SUPPLIED INFORMATION —
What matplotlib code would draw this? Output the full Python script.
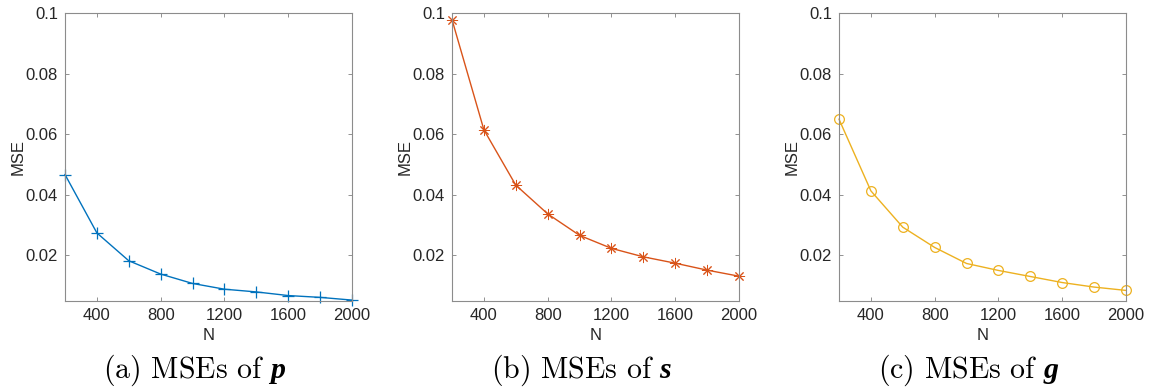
import numpy as np
import matplotlib
matplotlib.use('Agg')
import matplotlib.pyplot as plt

# sample sizes and the measured MSE of each estimate
N = [200, 400, 600, 800, 1000, 1200, 1400, 1600, 1800, 2000]
mse_p = [0.0466, 0.0273, 0.0181, 0.0137, 0.0106, 0.0087, 0.0078, 0.0066, 0.0060, 0.0051]
mse_s = [0.0978, 0.0614, 0.0431, 0.0336, 0.0265, 0.0222, 0.0194, 0.0173, 0.0150, 0.0130]
mse_g = [0.0649, 0.0412, 0.0292, 0.0225, 0.0172, 0.0149, 0.0129, 0.0109, 0.0094, 0.0083]

xticks = [400, 800, 1200, 1600, 2000]
yticks = [0.02, 0.04, 0.06, 0.08, 0.1]
yticklabels = ['0.02', '0.04', '0.06', '0.08', '0.1']
captions = [r'$\mathrm{(a)\ MSEs\ of\ }\boldsymbol{p}$',
            r'$\mathrm{(b)\ MSEs\ of\ }\boldsymbol{s}$',
            r'$\mathrm{(c)\ MSEs\ of\ }\boldsymbol{g}$']

plt.rcParams['font.family'] = ['Liberation Sans', 'DejaVu Sans']
plt.rcParams['mathtext.fontset'] = 'custom'
plt.rcParams['mathtext.rm'] = 'cmr10'
plt.rcParams['mathtext.bfit'] = 'Liberation Serif:italic:bold'

# MATLAB-like '*' : eight-armed asterisk
asterisk = (8, 2, 0)
series = [(mse_p, '#0072BD', '+', 8, 0.9),
          (mse_s, '#D95319', asterisk, 8, 0.7),
          (mse_g, '#EDB120', 'o', 7, 0.9)]
lefts = [65, 452, 839]

fig = plt.figure(figsize=(11.54, 3.91), dpi=100)
W, H = 1154.0, 391.0

for i, (vals, col, mk, ms, mew) in enumerate(series):
    ax = fig.add_axes([lefts[i] / W, 1 - 301 / H, 287 / W, 288 / H])
    ax.plot(N, vals, color=col, lw=1.0, marker=mk, ms=ms,
            mew=mew, fillstyle='none', clip_on=False)
    ax.set_xlim(200, 2000)
    ax.set_ylim(0.0048, 0.1)
    ax.set_xticks(xticks)
    ax.set_yticks(yticks)
    ax.set_yticklabels(yticklabels)
    ax.tick_params(direction='in', length=3, width=0.6, colors='#808080',
                   labelcolor='#262626', labelsize=12, top=True, right=True)
    ax.tick_params(axis='x', pad=5)
    ax.tick_params(axis='y', pad=5)
    for sp in ax.spines.values():
        sp.set_color('#8c8c8c')
        sp.set_linewidth(0.8)
    ax.set_xlabel('N', fontsize=12, color='#262626', labelpad=4)
    ax.set_ylabel('MSE', fontsize=12, color='#262626', labelpad=0)
    fig.text((lefts[i] + 130) / W, 1 - 370 / H, captions[i],
             ha='center', va='center', fontsize=21.5)

fig.savefig('out.png', dpi=100)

EXERCISE DETAILS — The lines from the top of the data above through the one holding "W, H = 1154.0, 391.0" are to be repeated exactly, and only those, with no pictures.

ANSWER FOR THE TASK —
What matplotlib code would draw this? Output the full Python script.
import numpy as np
import matplotlib
matplotlib.use('Agg')
import matplotlib.pyplot as plt

# sample sizes and the measured MSE of each estimate
N = [200, 400, 600, 800, 1000, 1200, 1400, 1600, 1800, 2000]
mse_p = [0.0466, 0.0273, 0.0181, 0.0137, 0.0106, 0.0087, 0.0078, 0.0066, 0.0060, 0.0051]
mse_s = [0.0978, 0.0614, 0.0431, 0.0336, 0.0265, 0.0222, 0.0194, 0.0173, 0.0150, 0.0130]
mse_g = [0.0649, 0.0412, 0.0292, 0.0225, 0.0172, 0.0149, 0.0129, 0.0109, 0.0094, 0.0083]

xticks = [400, 800, 1200, 1600, 2000]
yticks = [0.02, 0.04, 0.06, 0.08, 0.1]
yticklabels = ['0.02', '0.04', '0.06', '0.08', '0.1']
captions = [r'$\mathrm{(a)\ MSEs\ of\ }\boldsymbol{p}$',
            r'$\mathrm{(b)\ MSEs\ of\ }\boldsymbol{s}$',
            r'$\mathrm{(c)\ MSEs\ of\ }\boldsymbol{g}$']

plt.rcParams['font.family'] = ['Liberation Sans', 'DejaVu Sans']
plt.rcParams['mathtext.fontset'] = 'custom'
plt.rcParams['mathtext.rm'] = 'cmr10'
plt.rcParams['mathtext.bfit'] = 'Liberation Serif:italic:bold'

# MATLAB-like '*' : eight-armed asterisk
asterisk = (8, 2, 0)
series = [(mse_p, '#0072BD', '+', 8, 0.9),
          (mse_s, '#D95319', asterisk, 8, 0.7),
          (mse_g, '#EDB120', 'o', 7, 0.9)]
lefts = [65, 452, 839]

fig = plt.figure(figsize=(11.54, 3.91), dpi=100)
W, H = 1154.0, 391.0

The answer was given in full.